Set each record down exactly, excluding all images.

Charts and diagrams as code
* START *
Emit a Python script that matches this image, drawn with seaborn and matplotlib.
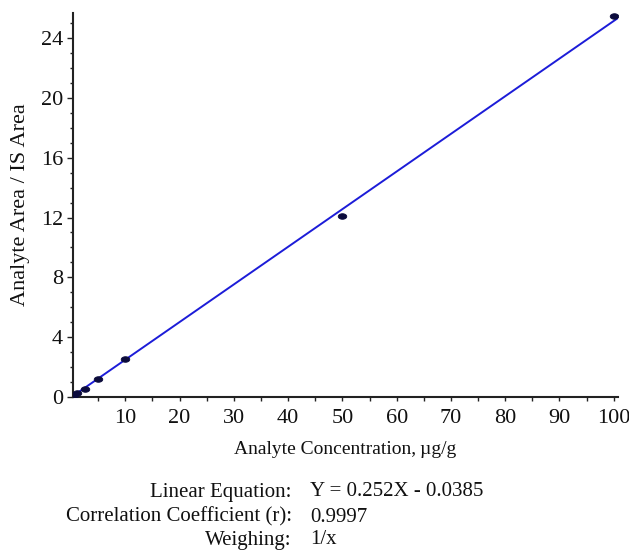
import numpy as np
import pandas as pd
import matplotlib
matplotlib.use("Agg")
import matplotlib.pyplot as plt
from matplotlib.ticker import MultipleLocator
import seaborn as sns

# Calibration standards
concentration = [0.5, 1.0, 2.5, 5.0, 10.0, 50.0, 100.0]          # µg/g
area_ratio = [0.09, 0.22, 0.52, 1.17, 2.50, 12.12, 25.48]         # analyte / IS

# Weighted (1/x) linear fit
slope = 0.252
intercept = -0.0385
r_value = 0.9997

x_ticks = [10, 20, 30, 40, 50, 60, 70, 80, 90, 100]
y_ticks = [0, 4, 8, 12, 16, 20, 24]

sns.set_theme(style="ticks")
plt.rcParams["font.family"] = ["Liberation Serif", "DejaVu Serif"]

fig = plt.figure(figsize=(6.29, 5.51), dpi=100)
ax = fig.add_axes([0.1156, 0.280, 0.867, 0.696])

xlim = (0.3, 100.8)
fit_x = np.linspace(xlim[0], xlim[1], 200)
fit = pd.DataFrame({"x": fit_x, "y": slope * fit_x + intercept})
pts = pd.DataFrame({"x": concentration, "y": area_ratio})

sns.lineplot(data=fit, x="x", y="y", ax=ax, color="#1c1cd8", linewidth=1.4)

# flattened elliptical marker
t = np.linspace(0, 2 * np.pi, 40)
ellipse = np.column_stack([np.cos(t), 0.65 * np.sin(t)])
sns.scatterplot(data=pts, x="x", y="y", ax=ax, marker=ellipse, s=38,
                color="#0b0b3c", edgecolor="#0b0b3c", linewidth=0.6, zorder=3)

ax.set_xlim(*xlim)
ax.set_ylim(0, 25.68)
ax.set_xticks(x_ticks)
ax.set_yticks(y_ticks)
ax.xaxis.set_minor_locator(MultipleLocator(5))
ax.yaxis.set_minor_locator(MultipleLocator(1))
ax.tick_params(axis="both", which="major", labelsize=16, colors="#222222",
               labelcolor="#111111", width=1.0)
ax.tick_params(axis="x", which="major", length=3, direction="out", pad=6)
ax.tick_params(axis="x", which="minor", length=3, direction="out", width=1.0, colors="#222222")
ax.tick_params(axis="y", which="major", length=4, direction="out", pad=3)
ax.tick_params(axis="y", which="minor", length=2.5, direction="out", width=1.0, colors="#222222")

for side in ("top", "right"):
    ax.spines[side].set_visible(False)
for side in ("left", "bottom"):
    ax.spines[side].set_linewidth(1.5)
    ax.spines[side].set_color("#222222")

ax.set_xlabel("Analyte Concentration,\u2009µg/g", fontsize=14, labelpad=9, color="#111111")
ax.set_ylabel("Analyte Area / IS Area", fontsize=16, labelpad=8, color="#111111")

labels = ["Linear Equation:", "Correlation Coefficient (r):", "Weighing:"]
values = [f"Y = {slope:.3f}X - {abs(intercept):.4f}", f"{r_value:.4f}", "1/x"]
rows_y = [492, 517, 540]
for lab, val, py in zip(labels, values, rows_y):
    fy = 1 - py / 551
    fig.text(292 / 629, fy, lab, ha="right", va="center", fontsize=15, color="#111111")
    fig.text(310 / 629, fy, val, ha="left", va="center", fontsize=15, color="#111111")

fig.savefig("out.png", dpi=100)
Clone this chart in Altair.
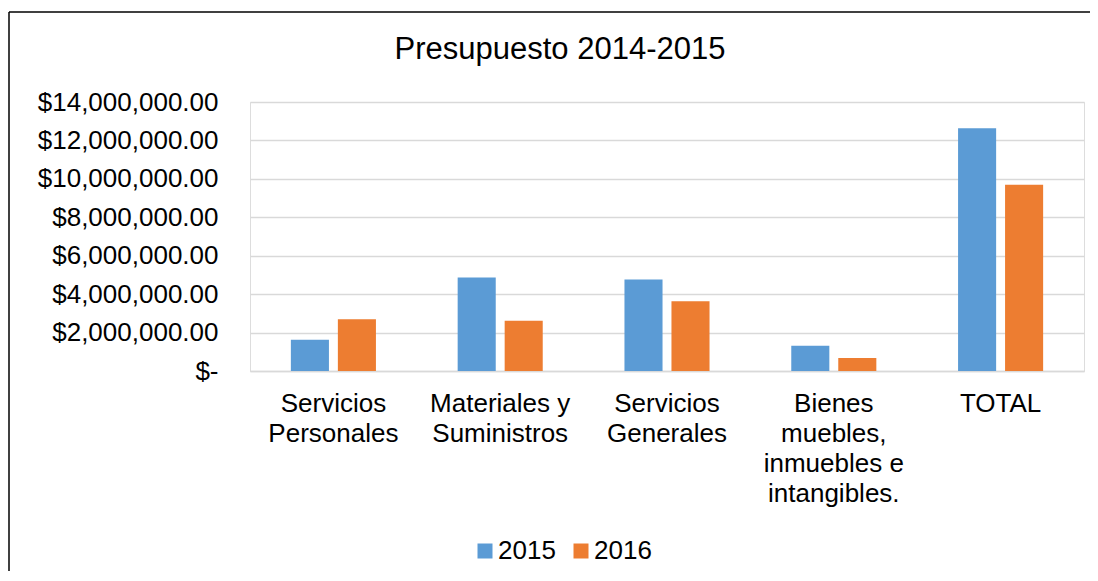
import altair as alt
import pandas as pd

title_text = "Presupuesto 2014-2015"
categories = [
    "Servicios\nPersonales",
    "Materiales y\nSuministros",
    "Servicios\nGenerales",
    "Bienes\nmuebles,\ninmuebles e\nintangibles.",
    "TOTAL",
]
values_2015 = [1620000, 4870000, 4760000, 1310000, 12630000]
values_2016 = [2690000, 2620000, 3630000, 680000, 9690000]
years = ["2015", "2016"]
y_ticks = [0, 2000000, 4000000, 6000000, 8000000, 10000000, 12000000, 14000000]

rows = []
for c, a, b in zip(categories, values_2015, values_2016):
    rows.append({"cat": c, "year": years[0], "value": a})
    rows.append({"cat": c, "year": years[1], "value": b})
df = pd.DataFrame(rows)

FONT = "Liberation Sans"

bars = alt.Chart(df).mark_bar().encode(
    x=alt.X(
        "cat:N",
        sort=categories,
        scale=alt.Scale(paddingInner=0.49, paddingOuter=0.245),
        axis=alt.Axis(
            title=None,
            labelAngle=0,
            labelExpr="split(datum.label, '\\n')",
            labelFontSize=26,
            labelFont=FONT,
            labelColor="#000000",
            labelLineHeight=30,
            labelPadding=19,
            ticks=False,
            tickSize=0,
            domain=True,
            domainColor="#d9d9d9",
            domainWidth=1.5,
            grid=False,
            labelLimit=400,
        ),
    ),
    xOffset=alt.XOffset("year:N", sort=years, scale=alt.Scale(paddingInner=0.19)),
    y=alt.Y(
        "value:Q",
        scale=alt.Scale(domain=[0, 14000000], nice=False),
        axis=alt.Axis(
            title=None,
            values=y_ticks,
            labelExpr="datum.value == 0 ? '$-\u00a0\u00a0' : format(datum.value, '$,.2f')",
            labelFontSize=26,
            labelFont=FONT,
            labelColor="#000000",
            labelPadding=32,
            ticks=False,
            tickSize=0,
            domain=False,
            grid=True,
            gridColor="#d9d9d9",
            gridWidth=1.5,
            labelLimit=400,
        ),
    ),
    color=alt.Color(
        "year:N",
        sort=years,
        scale=alt.Scale(domain=years, range=["#5B9BD5", "#ED7D31"]),
        legend=alt.Legend(
            title=None,
            orient="none",
            direction="horizontal",
            legendX=222,
            legendY=436,
            symbolType="square",
            symbolSize=225,
            symbolStrokeWidth=0,
            labelFontSize=26,
            labelFont=FONT,
            labelColor="#000000",
            labelOffset=0,
            columnPadding=12,
        ),
    ),
)

title = alt.Chart(alt.Data(values=[{"t": title_text}])).mark_text(
    font=FONT, fontSize=31, color="#000000", align="center", baseline="alphabetic"
).encode(text="t:N", x=alt.value(310), y=alt.value(-43))

border_left = alt.Chart(alt.Data(values=[{}])).mark_rule(color="#000000", strokeWidth=1.5).encode(
    x=alt.value(-241), y=alt.value(-90), y2=alt.value(520)
)
border_top = alt.Chart(alt.Data(values=[{}])).mark_rule(color="#000000", strokeWidth=1.5).encode(
    x=alt.value(-241), x2=alt.value(900), y=alt.value(-90)
)

chart = alt.layer(bars, title, border_left, border_top).properties(
    width=834,
    height=269,
    autosize=alt.AutoSizeParams(type="none"),
    padding={"left": 242, "top": 94, "right": 6, "bottom": 200},
).configure_view(strokeWidth=0, stroke="transparent").configure(background="#ffffff")

chart.save("out.html", embed_options={"renderer": "svg", "actions": False})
* END *
_RESPONSE_
Emit a Python script that matches this image, drawn with seaborn and matplotlib.
import numpy as np
import pandas as pd
import matplotlib
matplotlib.use("Agg")
import matplotlib.pyplot as plt
from matplotlib.ticker import MultipleLocator
import seaborn as sns

# Calibration standards
concentration = [0.5, 1.0, 2.5, 5.0, 10.0, 50.0, 100.0]          # µg/g
area_ratio = [0.09, 0.22, 0.52, 1.17, 2.50, 12.12, 25.48]         # analyte / IS

# Weighted (1/x) linear fit
slope = 0.252
intercept = -0.0385
r_value = 0.9997

x_ticks = [10, 20, 30, 40, 50, 60, 70, 80, 90, 100]
y_ticks = [0, 4, 8, 12, 16, 20, 24]

sns.set_theme(style="ticks")
plt.rcParams["font.family"] = ["Liberation Serif", "DejaVu Serif"]

fig = plt.figure(figsize=(6.29, 5.51), dpi=100)
ax = fig.add_axes([0.1156, 0.280, 0.867, 0.696])

xlim = (0.3, 100.8)
fit_x = np.linspace(xlim[0], xlim[1], 200)
fit = pd.DataFrame({"x": fit_x, "y": slope * fit_x + intercept})
pts = pd.DataFrame({"x": concentration, "y": area_ratio})

sns.lineplot(data=fit, x="x", y="y", ax=ax, color="#1c1cd8", linewidth=1.4)

# flattened elliptical marker
t = np.linspace(0, 2 * np.pi, 40)
ellipse = np.column_stack([np.cos(t), 0.65 * np.sin(t)])
sns.scatterplot(data=pts, x="x", y="y", ax=ax, marker=ellipse, s=38,
                color="#0b0b3c", edgecolor="#0b0b3c", linewidth=0.6, zorder=3)

ax.set_xlim(*xlim)
ax.set_ylim(0, 25.68)
ax.set_xticks(x_ticks)
ax.set_yticks(y_ticks)
ax.xaxis.set_minor_locator(MultipleLocator(5))
ax.yaxis.set_minor_locator(MultipleLocator(1))
ax.tick_params(axis="both", which="major", labelsize=16, colors="#222222",
               labelcolor="#111111", width=1.0)
ax.tick_params(axis="x", which="major", length=3, direction="out", pad=6)
ax.tick_params(axis="x", which="minor", length=3, direction="out", width=1.0, colors="#222222")
ax.tick_params(axis="y", which="major", length=4, direction="out", pad=3)
ax.tick_params(axis="y", which="minor", length=2.5, direction="out", width=1.0, colors="#222222")

for side in ("top", "right"):
    ax.spines[side].set_visible(False)
for side in ("left", "bottom"):
    ax.spines[side].set_linewidth(1.5)
    ax.spines[side].set_color("#222222")

ax.set_xlabel("Analyte Concentration,\u2009µg/g", fontsize=14, labelpad=9, color="#111111")
ax.set_ylabel("Analyte Area / IS Area", fontsize=16, labelpad=8, color="#111111")

labels = ["Linear Equation:", "Correlation Coefficient (r):", "Weighing:"]
values = [f"Y = {slope:.3f}X - {abs(intercept):.4f}", f"{r_value:.4f}", "1/x"]
rows_y = [492, 517, 540]
for lab, val, py in zip(labels, values, rows_y):
    fy = 1 - py / 551
    fig.text(292 / 629, fy, lab, ha="right", va="center", fontsize=15, color="#111111")
    fig.text(310 / 629, fy, val, ha="left", va="center", fontsize=15, color="#111111")

fig.savefig("out.png", dpi=100)
Clone this chart in Altair.
import altair as alt
import pandas as pd

title_text = "Presupuesto 2014-2015"
categories = [
    "Servicios\nPersonales",
    "Materiales y\nSuministros",
    "Servicios\nGenerales",
    "Bienes\nmuebles,\ninmuebles e\nintangibles.",
    "TOTAL",
]
values_2015 = [1620000, 4870000, 4760000, 1310000, 12630000]
values_2016 = [2690000, 2620000, 3630000, 680000, 9690000]
years = ["2015", "2016"]
y_ticks = [0, 2000000, 4000000, 6000000, 8000000, 10000000, 12000000, 14000000]

rows = []
for c, a, b in zip(categories, values_2015, values_2016):
    rows.append({"cat": c, "year": years[0], "value": a})
    rows.append({"cat": c, "year": years[1], "value": b})
df = pd.DataFrame(rows)

FONT = "Liberation Sans"

bars = alt.Chart(df).mark_bar().encode(
    x=alt.X(
        "cat:N",
        sort=categories,
        scale=alt.Scale(paddingInner=0.49, paddingOuter=0.245),
        axis=alt.Axis(
            title=None,
            labelAngle=0,
            labelExpr="split(datum.label, '\\n')",
            labelFontSize=26,
            labelFont=FONT,
            labelColor="#000000",
            labelLineHeight=30,
            labelPadding=19,
            ticks=False,
            tickSize=0,
            domain=True,
            domainColor="#d9d9d9",
            domainWidth=1.5,
            grid=False,
            labelLimit=400,
        ),
    ),
    xOffset=alt.XOffset("year:N", sort=years, scale=alt.Scale(paddingInner=0.19)),
    y=alt.Y(
        "value:Q",
        scale=alt.Scale(domain=[0, 14000000], nice=False),
        axis=alt.Axis(
            title=None,
            values=y_ticks,
            labelExpr="datum.value == 0 ? '$-\u00a0\u00a0' : format(datum.value, '$,.2f')",
            labelFontSize=26,
            labelFont=FONT,
            labelColor="#000000",
            labelPadding=32,
            ticks=False,
            tickSize=0,
            domain=False,
            grid=True,
            gridColor="#d9d9d9",
            gridWidth=1.5,
            labelLimit=400,
        ),
    ),
    color=alt.Color(
        "year:N",
        sort=years,
        scale=alt.Scale(domain=years, range=["#5B9BD5", "#ED7D31"]),
        legend=alt.Legend(
            title=None,
            orient="none",
            direction="horizontal",
            legendX=222,
            legendY=436,
            symbolType="square",
            symbolSize=225,
            symbolStrokeWidth=0,
            labelFontSize=26,
            labelFont=FONT,
            labelColor="#000000",
            labelOffset=0,
            columnPadding=12,
        ),
    ),
)

title = alt.Chart(alt.Data(values=[{"t": title_text}])).mark_text(
    font=FONT, fontSize=31, color="#000000", align="center", baseline="alphabetic"
).encode(text="t:N", x=alt.value(310), y=alt.value(-43))

border_left = alt.Chart(alt.Data(values=[{}])).mark_rule(color="#000000", strokeWidth=1.5).encode(
    x=alt.value(-241), y=alt.value(-90), y2=alt.value(520)
)
border_top = alt.Chart(alt.Data(values=[{}])).mark_rule(color="#000000", strokeWidth=1.5).encode(
    x=alt.value(-241), x2=alt.value(900), y=alt.value(-90)
)

chart = alt.layer(bars, title, border_left, border_top).properties(
    width=834,
    height=269,
    autosize=alt.AutoSizeParams(type="none"),
    padding={"left": 242, "top": 94, "right": 6, "bottom": 200},
).configure_view(strokeWidth=0, stroke="transparent").configure(background="#ffffff")

chart.save("out.html", embed_options={"renderer": "svg", "actions": False})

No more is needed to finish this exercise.